A third coat of adhesive 30 is applied by the adhesive brush 16 to the adhesive-impregnated reinforcing material 22 as shown in FIG. 7. In FIG. 8, after the third coat of adhesive 30 dries, the impregnated reinforcing material 22 is again buffed, preferably with No. 240 sandpaper 26.
The impregnated reinforcing material 22 is then buffed with very fine emery paper 32, as shown in FIG. 9. After this step, the impregnated reinforcing material 22 and the surface of the fingernail 12 define a smooth surface, with no ridge detectable at the inner edge 28 of the impregnated reinforcing material 22. When the reinforcing material 18 is the preferred muslin, the impregnated reinforcing material 22 is almost transparent after this step. The weave of the muslin is visible upon close inspection.
The fingernail 12 has now been reinforced, and is ready to be polished as desired.
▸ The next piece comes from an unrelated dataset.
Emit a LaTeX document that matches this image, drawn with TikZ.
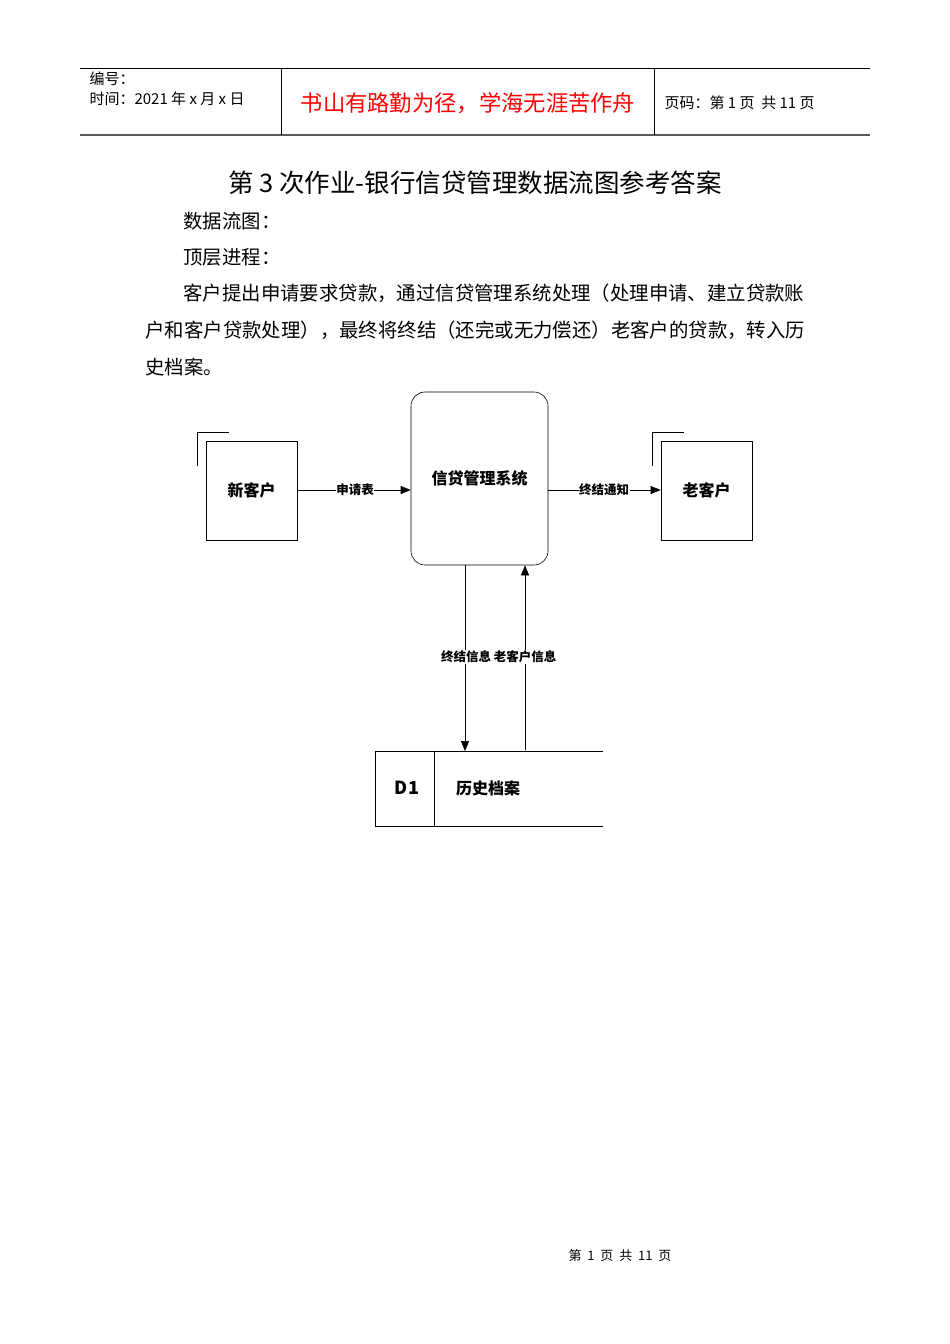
\documentclass[tikz,border=0pt]{standalone}
\usepackage{fontspec}
\setmainfont{Noto Sans CJK SC}
\usetikzlibrary{arrows.meta}
\begin{document}
\begin{tikzpicture}[x=1pt,y=-1pt,
  ent/.style={draw,line width=0.6pt,minimum width=91pt,minimum height=99pt,font=\fontsize{16}{16}\selectfont\bfseries},
  flow/.style={line width=0.6pt,-{Triangle[length=10pt,width=8pt]}},
  lab/.style={fill=white,inner sep=0.5pt,font=\fontsize{12.5}{12.5}\selectfont\bfseries},
  txt/.style={anchor=west,font=\fontsize{19.4}{19.4}\selectfont}]
\useasboundingbox (0,0) rectangle (950,1344);
% header
\draw[line width=0.6pt] (80,68) -- (870,68);
\draw[line width=1.2pt,gray!70!black] (80,135) -- (870,135);
\draw[line width=0.6pt] (281,68) -- (281,135) (654,68) -- (654,135);
\node[anchor=west,font=\fontsize{15}{15}\selectfont] (bh) at (86,79) {编号：};
\node[anchor=west,font=\fontsize{15}{15}\selectfont] (sj) at (86,99) {时间：2021 年 x 月 x 日};
\node[text=red,font=\fontsize{22.3}{22.3}\selectfont] (motto) at (468,103) {书山有路勤为径，学海无涯苦作舟};
\node[anchor=west,font=\fontsize{15}{15}\selectfont] (ym) at (661,103) {页码：第 1 页\ \ 共 11 页};
% text
\node[font=\fontsize{25.5}{25.5}\selectfont] (title) at (475,183) {第 3 次作业-银行信贷管理数据流图参考答案};
\node[txt] (t1) at (180,221) {数据流图：};
\node[txt] (t2) at (180,257) {顶层进程：};
\node[txt] (t3) at (180,293) {客户提出申请要求贷款，通过信贷管理系统处理（处理申请、建立贷款账};
\node[txt] (t4) at (142,330) {户和客户贷款处理），最终将终结（还完或无力偿还）老客户的贷款，转入历};
\node[txt] (t5) at (142,367) {史档案。};
% diagram
\node[ent] (nc) at (251.5,490.5) {新客户};
\draw[line width=0.6pt] (197,466) -- (197,432) -- (229,432);
\node[ent] (oc) at (706.5,490.5) {老客户};
\draw[line width=0.6pt] (652,466) -- (652,432) -- (684,432);
\node[draw,line width=0.6pt,rounded corners=14pt,minimum width=137pt,minimum height=173pt] (sys) at (479.5,478.5) {};
\node[font=\fontsize{16}{16}\selectfont\bfseries] (syst) at (479.5,478) {信贷管理系统};
\draw[flow] (nc.east |- 0,490) -- (sys.west |- 0,490);
\node[lab] (l1) at (355,490) {申请表};
\draw[flow] (sys.east |- 0,490) -- (oc.west |- 0,490);
\node[lab] (l2) at (604,490) {终结通知};
% store
\coordinate (s1) at (603,751);
\coordinate (s2) at (603,826);
\draw[line width=0.6pt] (s1) -- (375,751) -- (375,826) -- (s2);
\draw[line width=0.6pt] (434,751) -- (434,826);
\node[font=\fontsize{18}{18}\selectfont\bfseries] (d1) at (407,788) {D1};
\node[font=\fontsize{16}{16}\selectfont\bfseries] (hist) at (488,788) {历史档案};
\coordinate (sd) at (465,751);
\coordinate (su) at (525,750);
\draw[flow] (sys.south -| sd) -- (sd);
\draw[flow] (su) -- (sys.south -| su);
\node[lab] (l3) at (466,657) {终结信息};
\node[lab] (l4) at (525,657) {老客户信息};
% footer
\node[font=\fontsize{13}{13}\selectfont] (foot) at (620,1256) {第\ \ 1\ \ 页\ \ 共\ \ 11\ \ 页};
\end{tikzpicture}
\end{document}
Referring to FIG. 10, a coat of conventional nail polish 34 is applied with a conventional polish brush 36. Additional coats of polish may be applied as desired.
Referring to FIG. 11, a cross-section of a polished reinforced fingernail is shown. The impregnated reinforcing material 22 is firmly bonded to the surface of approximately the outer one-half of the fingernail 12. The inner edge 28 is shown out of proportion to indicate its location. There is a smooth transition between the fingernail 12 and the impregnated reinforcing material 22. One or more layers of polish 34 have been applied in a conventional manner. Moreover, the reinforced structure remains stable as the natural nail grows.
Although a preferred embodiment has been described in detail, it should be understood that various substitutions, alterations and modifications may become apparent to those skilled in the art. These modifications can be made without departing from the scope and spirit of the invention as defined in the appended claims.